Inoki: Nayt è fortissimo, è un fenomeno, ci scrivevamo su Facebook quando ancora lo conoscevano in pochi. Quando mi ha omaggiato con una citazione a Real Talk, mi ha fatto piacere e ci siamo sentiti di nuovo. Io sono fatto così: se vedo un ragazzo forte gli scrivo e gli faccio i complimenti. Inoltre lo ritengo un artista simile a me per stile di scrittura e profondità: è uno che trasmette messaggi e fa provare emozioni con la musica. Chi meglio di lui su un brano del genere? Nel caso di Nerone il discorso è un po’ diverso, perché volevo fare il remix di Duomo con un artista di Milano. Ci ho ragionato un po’ e dopo l’uscita del suo Maxtape, in cui indossava la corona a forma di Duomo, mi è sembrata una scelta vincente. Abbiamo realizzato questo featuring in grande amicizia e la collaborazione ci ha unito ancora di più.

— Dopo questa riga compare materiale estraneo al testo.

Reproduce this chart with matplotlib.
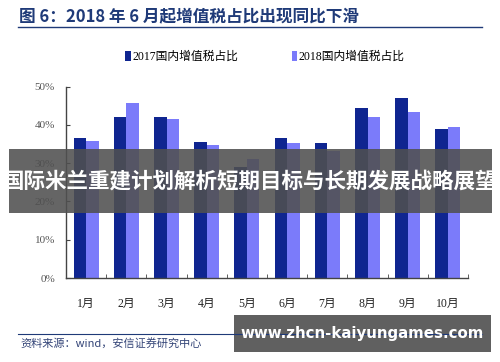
import numpy as np
import matplotlib.pyplot as plt
from matplotlib.patches import Rectangle
from matplotlib.lines import Line2D

plt.rcParams['font.family'] = ['Liberation Serif', 'Noto Sans CJK SC']

months = ['1月', '2月', '3月', '4月', '5月', '6月', '7月', '8月', '9月', '10月']
share_2017 = [36.5, 42.0, 42.0, 35.4, 28.9, 36.5, 35.2, 44.3, 47.1, 38.8]
share_2018 = [35.8, 45.8, 41.6, 34.8, 31.0, 35.2, 33.2, 42.0, 43.3, 39.5]
yticks = [0, 10, 20, 30, 40, 50]

dark = '#0F2590'
light = '#7B7BFA'
title_col = '#1F3A78'

fig = plt.figure(figsize=(5, 3.62), dpi=100)
ax = fig.add_axes([0.132, 0.232, 0.804, 0.529])

x = np.arange(len(months))
w = 0.31
ax.bar(x - w / 2, share_2017, w, color=dark, label='2017国内增值税占比')
ax.bar(x + w / 2, share_2018, w, color=light, label='2018国内增值税占比')

ax.set_xlim(-0.5, len(months) - 0.5)
ax.set_ylim(0, 50)
ax.set_yticks(yticks)
ax.set_yticklabels([f'{v}%' for v in yticks], color='#555555', fontsize=8,
                   family=['Liberation Serif'])
ax.set_xticks(x)
ax.set_xticklabels(months, fontsize=8.5, color='#222222')
ax.tick_params(axis='x', length=0, pad=14)
ax.set_xticks(np.arange(-0.5, len(months)), minor=True)
ax.tick_params(axis='x', which='minor', direction='in', length=3, color='#444444')
ax.tick_params(axis='y', direction='in', length=3, color='#444444', pad=8)
for s in ['top', 'right']:
    ax.spines[s].set_visible(False)
for s in ['left', 'bottom']:
    ax.spines[s].set_color('#444444')
    ax.spines[s].set_linewidth(1.0)

fig.legend(loc='center', bbox_to_anchor=(0.53, 0.843), ncol=2, frameon=False,
           fontsize=8.5, handlelength=0.5, handleheight=0.9, handletextpad=0.1,
           columnspacing=4.5)

# header
fig.text(0.038, 0.955, '图 6：2018 年 6 月起增值税占比出现同比下滑', fontsize=12,
         fontweight='bold', color=title_col, va='center',
         family=['Noto Sans CJK SC'])
fig.add_artist(Line2D([0.036, 0.964], [0.925, 0.925], color=title_col, lw=1))

# footer
fig.add_artist(Line2D([0.036, 0.964], [0.077, 0.077], color=title_col, lw=0.8))
fig.text(0.04, 0.052, '资料来源：wind，安信证券研究中心', fontsize=8, style='italic',
         color='#334477', va='center', family=['Noto Sans CJK SC'])

# overlay banners
fig.add_artist(Rectangle((0.018, 0.412), 0.966, 0.177, transform=fig.transFigure,
                         facecolor='#505050', alpha=0.88, edgecolor='none'))
fig.text(0.5, 0.5, '国际米兰重建计划解析短期目标与长期发展战略展望', fontsize=15.5,
         fontweight='bold', color='white', ha='center', va='center',
         family=['Noto Sans CJK SC'])
fig.add_artist(Rectangle((0.468, 0.028), 0.514, 0.102, transform=fig.transFigure,
                         facecolor='#606060', edgecolor='none'))
fig.text(0.725, 0.079, 'www.zhcn-kaiyungames.com', fontsize=10.8,
         fontweight='bold', color='white', ha='center', va='center',
         family=['DejaVu Sans'])

fig.savefig('out.png', dpi=100)
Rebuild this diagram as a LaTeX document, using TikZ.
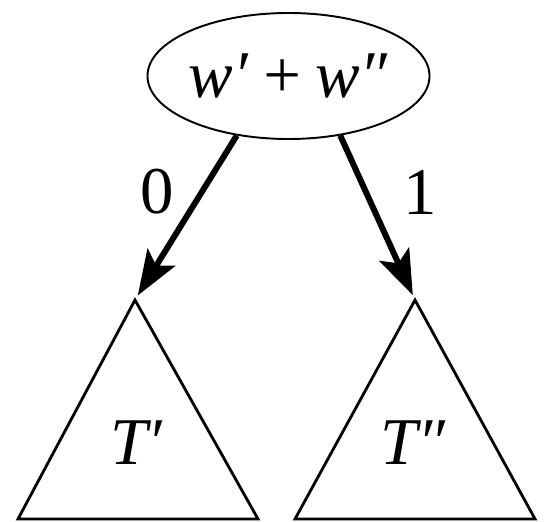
\documentclass[tikz,border=0pt]{standalone}
\usepackage{fontspec}
\setmainfont{Liberation Serif}
\usepackage{tikz}
\usetikzlibrary{arrows.meta,shapes.geometric}

\begin{document}
\begin{tikzpicture}[font=\fontsize{38}{40}\selectfont,
  edge/.style={line width=3.4pt,-{Stealth[length=9mm,width=6.5mm,inset=2mm]},shorten >=3pt},
  subtree/.style={line width=1.6pt,line join=miter}]
\useasboundingbox (0,0) rectangle (11.04,10.42);
\node[draw,ellipse,line width=1.1pt,minimum width=5.34cm,minimum height=2.52cm,inner sep=0pt] (root) at (5.77,8.9) {\textit{w′\,+\,w″}};
% the two subtrees
\coordinate (lt) at (2.70,4.42);
\coordinate (rt) at (8.30,4.42);
\draw[subtree] (lt)--(0.36,0.04)--(5.16,0.04)--cycle;
\draw[subtree] (rt)--(5.90,0.04)--(10.70,0.04)--cycle;
\node (tl) at (2.74,1.56) {\textit{T′}};
\node (tr) at (8.26,1.56) {\textit{T″}};
% edges
\draw[edge] (root.229)--(lt);
\draw[edge] (root.311)--(rt);
\node (zero) at (3.14,6.58) {0};
\node (one) at (8.40,6.58) {1};
\end{tikzpicture}
\end{document}
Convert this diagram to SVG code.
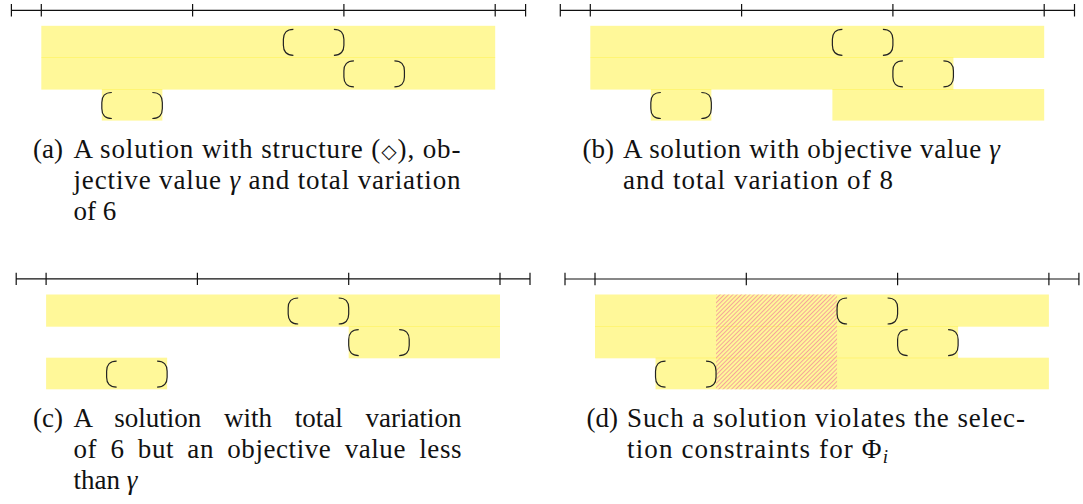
<svg xmlns="http://www.w3.org/2000/svg" width="1083" height="504" viewBox="0 0 1083 504">
<style>
.ax{stroke:#111;stroke-width:1.2;fill:none}
.bar{fill:#ffee00;fill-opacity:0.4}
.par{stroke:#222;stroke-width:1.2;fill:none}
.cap{font-family:"Liberation Serif","Times New Roman",serif;font-size:27px;fill:#111}
.it{font-style:italic}
</style>
<defs>
<path id="lp" class="par" d="M10,0 C3,0 0,4 0,10 L0,16 C0,22 3,26 10,26"/>
<path id="rp" class="par" d="M-10,0 C-3,0 0,4 0,10 L0,16 C0,22 -3,26 -10,26"/>
<pattern id="hatch" width="3" height="10" patternUnits="userSpaceOnUse" patternTransform="rotate(45)">
<line x1="0.5" y1="0" x2="0.5" y2="10" stroke="#f28f9a" stroke-width="0.8"/>
</pattern>
</defs>

<g id="panel-a">
<path class="ax" d="M11.4,10.3 H525.6 M11.4,4.1 V16.5 M41.3,4.1 V16.5 M192.6,4.1 V16.5 M343.9,4.1 V16.5 M495.2,4.1 V16.5 M525.6,4.1 V16.5"/>
<rect class="bar" x="41.3" y="25.8" width="453.9" height="32.2"/>
<rect class="bar" x="41.3" y="57.4" width="453.9" height="32.2"/>
<rect class="bar" x="101.82" y="89" width="60.52" height="31.6"/>
<use href="#lp" x="283.38" y="29.3"/><use href="#rp" x="343.9" y="29.3"/>
<use href="#lp" x="343.9" y="60.9"/><use href="#rp" x="404.42" y="60.9"/>
<use href="#lp" x="101.82" y="92.5"/><use href="#rp" x="162.34" y="92.5"/>
<text class="cap" x="33" y="158">(a)</text>
<text class="cap" x="73.5" y="158" textLength="387" lengthAdjust="spacing">A solution with structure (<tspan font-family="DejaVu Sans" font-size="20">◇</tspan>), ob-</text>
<text class="cap" x="73.5" y="189" textLength="387" lengthAdjust="spacing">jective value <tspan class="it">γ</tspan> and total variation</text>
<text class="cap" x="73.5" y="220">of 6</text>
</g>

<g id="panel-b">
<path class="ax" d="M560.3,10.3 H1074.5 M560.3,4.1 V16.5 M590.3,4.1 V16.5 M741.6,4.1 V16.5 M892.9,4.1 V16.5 M1044.2,4.1 V16.5 M1074.5,4.1 V16.5"/>
<rect class="bar" x="590.3" y="25.8" width="453.9" height="32.2"/>
<rect class="bar" x="590.3" y="57.4" width="363.12" height="32.2"/>
<rect class="bar" x="650.82" y="89" width="60.52" height="31.6"/>
<rect class="bar" x="832.38" y="89" width="211.82" height="31.6"/>
<use href="#lp" x="832.38" y="29.3"/><use href="#rp" x="892.9" y="29.3"/>
<use href="#lp" x="892.9" y="60.9"/><use href="#rp" x="953.42" y="60.9"/>
<use href="#lp" x="650.82" y="92.5"/><use href="#rp" x="711.34" y="92.5"/>
<text class="cap" x="582.5" y="158">(b)</text>
<text class="cap" x="623" y="158" textLength="377" lengthAdjust="spacing">A solution with objective value <tspan class="it">γ</tspan></text>
<text class="cap" x="623" y="189" textLength="270" lengthAdjust="spacing">and total variation of 8</text>
</g>

<g id="panel-c">
<path class="ax" d="M16.2,278.9 H530 M16.2,272.7 V285.1 M46.1,272.7 V285.1 M197.4,272.7 V285.1 M348.7,272.7 V285.1 M500,272.7 V285.1 M530,272.7 V285.1"/>
<rect class="bar" x="46.1" y="294.5" width="453.9" height="32.2"/>
<rect class="bar" x="348.7" y="326.1" width="151.3" height="32.2"/>
<rect class="bar" x="46.1" y="357.7" width="121.04" height="31.6"/>
<use href="#lp" x="288.18" y="298"/><use href="#rp" x="348.7" y="298"/>
<use href="#lp" x="348.7" y="329.6"/><use href="#rp" x="409.22" y="329.6"/>
<use href="#lp" x="106.62" y="361.2"/><use href="#rp" x="167.14" y="361.2"/>
<text class="cap" x="33" y="426.6">(c)</text>
<text class="cap" x="73.5" y="426.6" word-spacing="16" textLength="388" lengthAdjust="spacing">A solution with total variation</text>
<text class="cap" x="73.5" y="457.6" word-spacing="6" textLength="388" lengthAdjust="spacing">of 6 but an objective value less</text>
<text class="cap" x="73.5" y="488.6">than <tspan class="it">γ</tspan></text>
</g>

<g id="panel-d">
<path class="ax" d="M565,279 H1078.9 M565,272.8 V285.2 M595,272.8 V285.2 M746.3,272.8 V285.2 M897.6,272.8 V285.2 M1048.9,272.8 V285.2 M1078.9,272.8 V285.2"/>
<rect class="bar" x="595" y="294.5" width="453.9" height="32.2"/>
<rect class="bar" x="595" y="326.1" width="363.12" height="32.2"/>
<rect class="bar" x="655.52" y="357.7" width="393.38" height="31.6"/>
<rect x="716.04" y="294.5" width="121.04" height="94.8" fill="url(#hatch)"/>
<use href="#lp" x="837.08" y="298"/><use href="#rp" x="897.6" y="298"/>
<use href="#lp" x="897.6" y="329.6"/><use href="#rp" x="958.12" y="329.6"/>
<use href="#lp" x="655.52" y="361.2"/><use href="#rp" x="716.04" y="361.2"/>
<text class="cap" x="586.5" y="426.6">(d)</text>
<text class="cap" x="627" y="426.6" textLength="398" lengthAdjust="spacing">Such a solution violates the selec-</text>
<text class="cap" x="627" y="457.6" textLength="261" lengthAdjust="spacing">tion constraints for Φ<tspan class="it" font-size="19" dy="5">i</tspan></text>
</g>
</svg>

Sergio: Prima di farti l’ultima domanda su Medioego, vorrei chiederti un’opinione sulla scena bolognese. Ho visto che ultimamente sei stato un riferimento anche per gli eventi dal vivo della tua città, a cui hanno partecipato anche rapper molto diversi da te come Drefgold e Tredici Pietro. Secondo te la scena bolognese è in fase ascendente?
Inoki: Sì, assolutamente. L’evento è il Bolo by night, che organizzo io insieme a uno staff molto forte di Bologna che si chiama 404 Music Group. Fondamentalmente loro si sono sempre occupati di clubbing, ma insieme abbiamo scelto di proporre un tipo di evento che fosse hip-hop a tutti gli effetti, in stile 2theBeat ma per gli artisti di Bolo. Nello specifico io presento alla città gli artisti emergenti, mentre Drefgold e Tredici sono stati chiamati come guest star: lo scopo è puntare i riflettori sulla nuova scena rap-urban ma anche pop e soul. Oggi Bologna non ha la visibilità che aveva negli anni ’90, quindi credo che quest’iniziativa fosse necessaria per riportare la nostra città sulla mappa. Dopo anni di buio finalmente possiamo raccontare una scena fiorente, con rapper affermati come Drefgold e tantissimi emergenti come Macello, che spacca, o come Mido, che in questo momento è il più forte.
Sergio: Ti faccio un’ultima domanda a proposito dell’intero “capitolo Medioego” e più in generale sul tuo 2021. Qual è la grande lezione che ti ha insegnato questo disco?
Inoki: La grande lezione che ho imparato è che bisogna smetterla di perdere tempo e darsi da fare. Citando Gomorra, siamo sempre in tempo per riprenderci “quello che è nostro”.
Sergio: Quindi adesso ci dobbiamo aspettare dei nuovi album di Inoki?
Inoki: A ripetizione fra’! L’obiettivo è farne almeno uno all’anno. Non è una promessa, perché le promesse le fanno i politici, ma un obiettivo. Voglio realizzare almeno un disco all’anno!